Kremlnahe Medien beeilten sich, Pugatschowas Schicksal als ungemein freudlos darzustellen: Wegen der Krise im Nahen Osten habe sie auf eine eigentlich geplante Geburtstagsfeier mit 160 Gästen verzichten müssen, der Tag sei zu einer "echten Katastrophe" geworden. Freunde hätten nicht anreisen können. Russische Boulevardmedien beklagten sich hämisch über eine "Mischung aus Keuchen und Schluchzen" auf den neueren Aufnahmen und unterstellten Pugatschowa, ein Werkzeug ihres regimekritischen Mannes geworden zu sein.
"Aus einem alten sowjetischen Film"
Im Mai vergangenen Jahres hatte Kremlsprecher Dmitri Peskow Schlagzeilen gemacht, weil er Pugatschowa am Rande einer Beerdigung demonstrativ die Hand küsste, was Propagandisten empörte: "Wie kann man die Hand einer Vaterlandsverräterin küssen.
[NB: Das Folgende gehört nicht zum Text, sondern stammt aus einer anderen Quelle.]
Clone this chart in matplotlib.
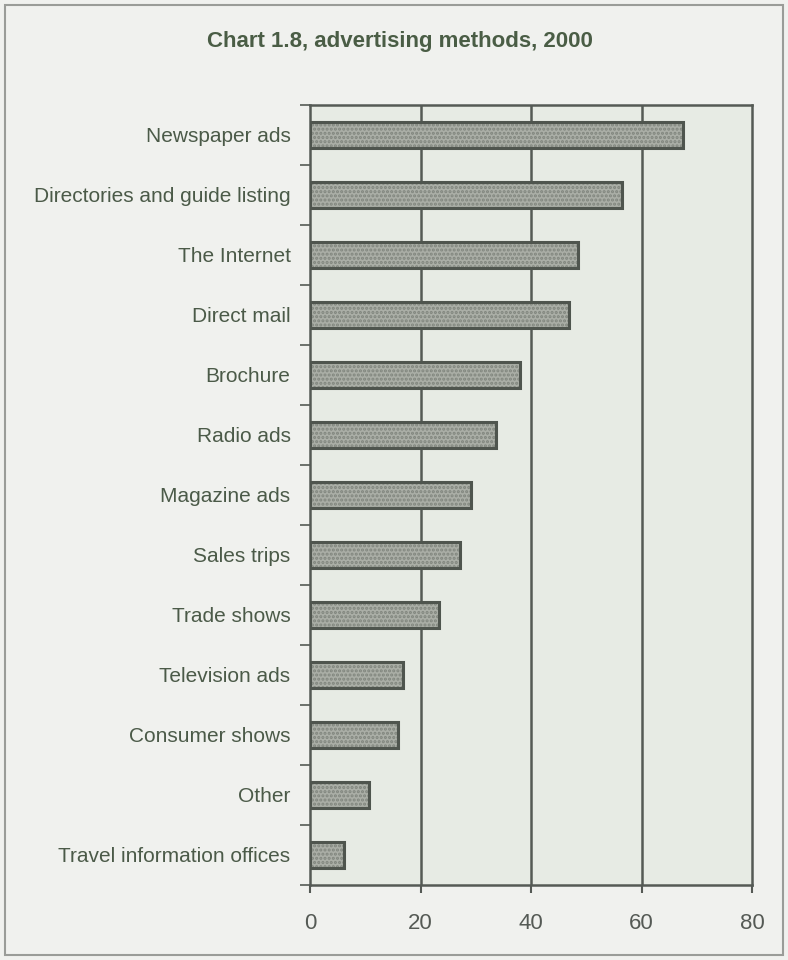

So eine Schande!"
Der oben erwähnte russische Journalist Nikolajewitsch meinte zur bemerkenswerten Begegnung von Peskow und Pugatschowa launig: "Von außen sah es aus wie ein Treffen zwischen Vertretern zweier Geheimdienste verfeindeter Länder aus einem alten sowjetischen Film. Der Krieg hat frühere Freundschaften und Zuneigungen völlig ausgelöscht, Verbindungen und Bekanntschaften gekappt. Und niemand weiß, ob sie jemals wiederhergestellt werden, nachdem sie den gegenwärtigen Abgrund überwunden haben."